AIP : Vous évoquez aussi une urbanisation mal maîtrisée. À quel niveau ?
Pr. Armand Kangah : Le problème est multidimensionnel. Des maisons ont été construites dans le lit même de la vallée, sur des zones qui auraient dû rester non construites. Certaines bâtisses bloquent le passage naturel de l’eau. Et l’eau, quand elle est en grande quantité, finit toujours par reprendre son chemin, parfois en passant directement dans les maisons.
AIP : Les autorités ont tout de même entrepris certains travaux…

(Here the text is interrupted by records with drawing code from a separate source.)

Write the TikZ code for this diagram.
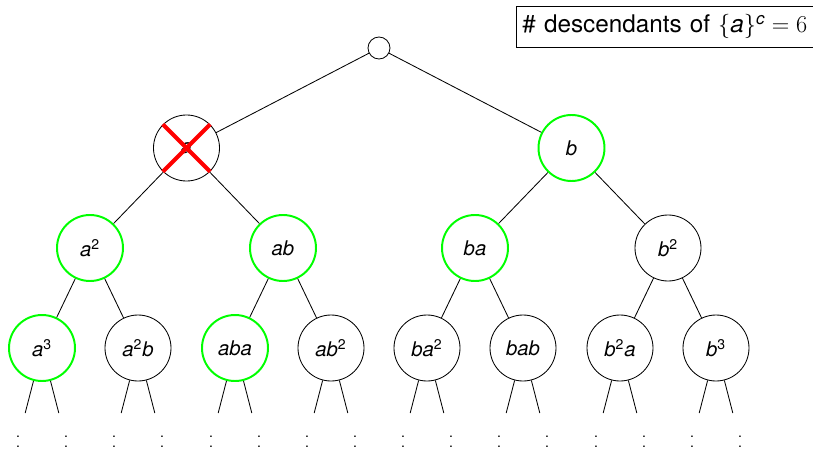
\documentclass[tikz,border=0pt]{standalone}
\usepackage{amsmath}
\usepackage{fontspec}
\setmainfont{TeX Gyre Heros}
\newcommand{\ia}{\textit{a}}
\newcommand{\ib}{\textit{b}}
\newcommand{\sq}[1]{\textsuperscript{#1}}
\newcommand{\vd}{\vbox{\baselineskip=7.6pt\lineskiplimit=0pt\hbox{.}\hbox{.}\hbox{.}}}

\tikzset{gr/.style={draw=green, line width=1.4pt},
         cr/.style={draw=red, line width=2.8pt},
         tip/.style={circle, minimum size=5.5mm, inner sep=0pt},
         dd/.style={draw=none, minimum size=0pt, inner sep=0pt, font=\normalsize}}

\begin{document}
\begin{tikzpicture}[level distance =24mm, line width=0.6pt]
\tikzstyle{level 1}=[sibling distance = 96.25mm, level distance=25mm]
\tikzstyle{level 2}=[sibling distance = 48.25mm]
\tikzstyle{level 3}=[sibling distance = 24mm]
\tikzstyle{level 4}=[sibling distance = 8.4mm, level distance=16.25mm]
\tikzstyle{every node}=[circle,draw,minimum size=16.5mm,inner sep=0pt,font=\Large]
\useasboundingbox (-9.475,-10.175) rectangle (10.85,1.2);
\node[tip] (r) {}
 child {node{\ia}
        child {node[gr]{\ia\sq{2}}
               child {node[gr]{\ia\sq{3}} child {coordinate} child {coordinate}}
               child {node{\ia\sq{2}\ib} child {coordinate} child {coordinate}}
              }
        child {node[gr]{\ia\ib}
               child {node[gr]{\ia\ib\ia} child {coordinate} child {coordinate}}
               child {node{\ia\ib\sq{2}} child {coordinate} child {coordinate}}
              }
       }
 child {node[gr]{\ib}
        child {node[gr]{\ib\ia}
               child {node{\ib\ia\sq{2}} child {coordinate} child {coordinate}}
               child {node{\ib\ia\ib} child {coordinate} child {coordinate}}
              }
        child {node{\ib\sq{2}}
               child {node{\ib\sq{2}\ia} child {coordinate} child {coordinate}}
               child {node{\ib\sq{3}} child {coordinate} child {coordinate}}
              }
       };
% the removed node
\draw[cr] (r-1.135) -- (r-1.315);
\draw[cr] (r-1.45) -- (r-1.225);
% what lies further down
\foreach \p in {1-1-1,1-1-2,1-2-1,1-2-2,2-1-1,2-1-2,2-2-1,2-2-2} {
  \node[dd] (dl-\p) at ([xshift=-6mm,yshift=-24.8mm]r-\p) {\vd};
  \node[dd] (dr-\p) at ([xshift=6mm,yshift=-24.8mm]r-\p) {\vd};
}
\node[rectangle, anchor=north west, minimum size=10.25mm, inner xsep=1.5mm,
      text width=74mm, align=left, font=\LARGE] (count) at (3.425,1.05)
  {\# descendants of $\{\textit{a}\}^{\textit{c}} = 6$};
\end{tikzpicture}
\end{document}
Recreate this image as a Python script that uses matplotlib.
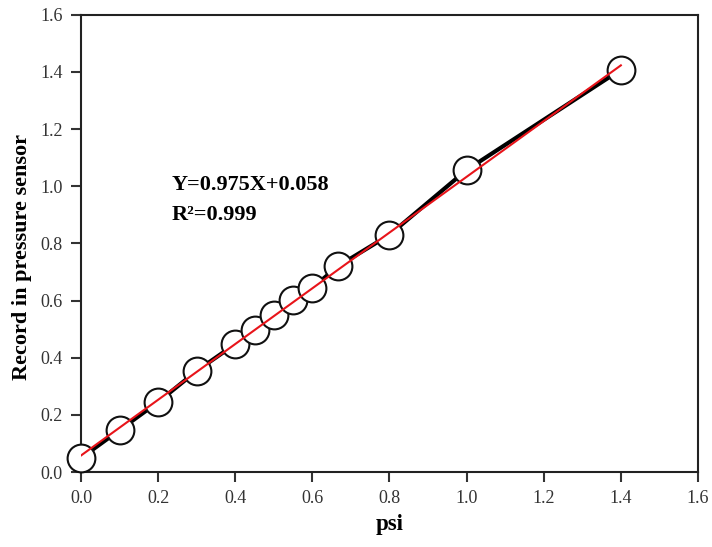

Pr. Armand Kangah : Effectivement. Trois barrages de traitement ont été construits à Akouédo, à Bonoumin et près du commissariat de la Palmeraie, pour ralentir et réguler le flux d’eau. Cela a permis de contenir une bonne partie des eaux en amont. Sans ces barrages, les inondations auraient été bien pires. Mais le cœur du problème subsiste au niveau de la Palmeraie elle-même, où les canalisations restent insuffisantes.
AIP : Peut-on dire que la situation de la Palmeraie est irrémédiable ?
Pr. Armand Kangah : Pas du tout ! Ce n’est pas une fatalité mais il faut une volonté collective : autorités locales, urbanistes, population et environnementalistes doivent travailler ensemble. Les erreurs du passé, notamment les constructions anarchiques dans des zones à risque, rendent la tâche complexe. Mais avec des projets structurants, une réglementation urbaine plus stricte et une implication citoyenne, il est tout à fait possible d’atténuer durablement les effets des inondations à la Palmeraie.
AIP : Selon vous, que faut-il faire pour maîtriser définitivement ces inondations ?
Pr. Armand Kangah : Il y a plusieurs leviers. D’abord, éduquer la population pour lutter contre l’incivisme : les regards et caniveaux sont bouchés par des déchets ou même volontairement fermés par des commerçants. Ensuite, il faut multiplier les canalisations dans le quartier et les calibrer selon le volume d’eau réel à évacuer. On doit aussi s’inspirer du modèle d’aménagement de la voie Y4, entre Angré et Saint-Viateur. Cette route traverse également une vallée, mais elle n’a jamais été inondée grâce à des aménagements bien pensés.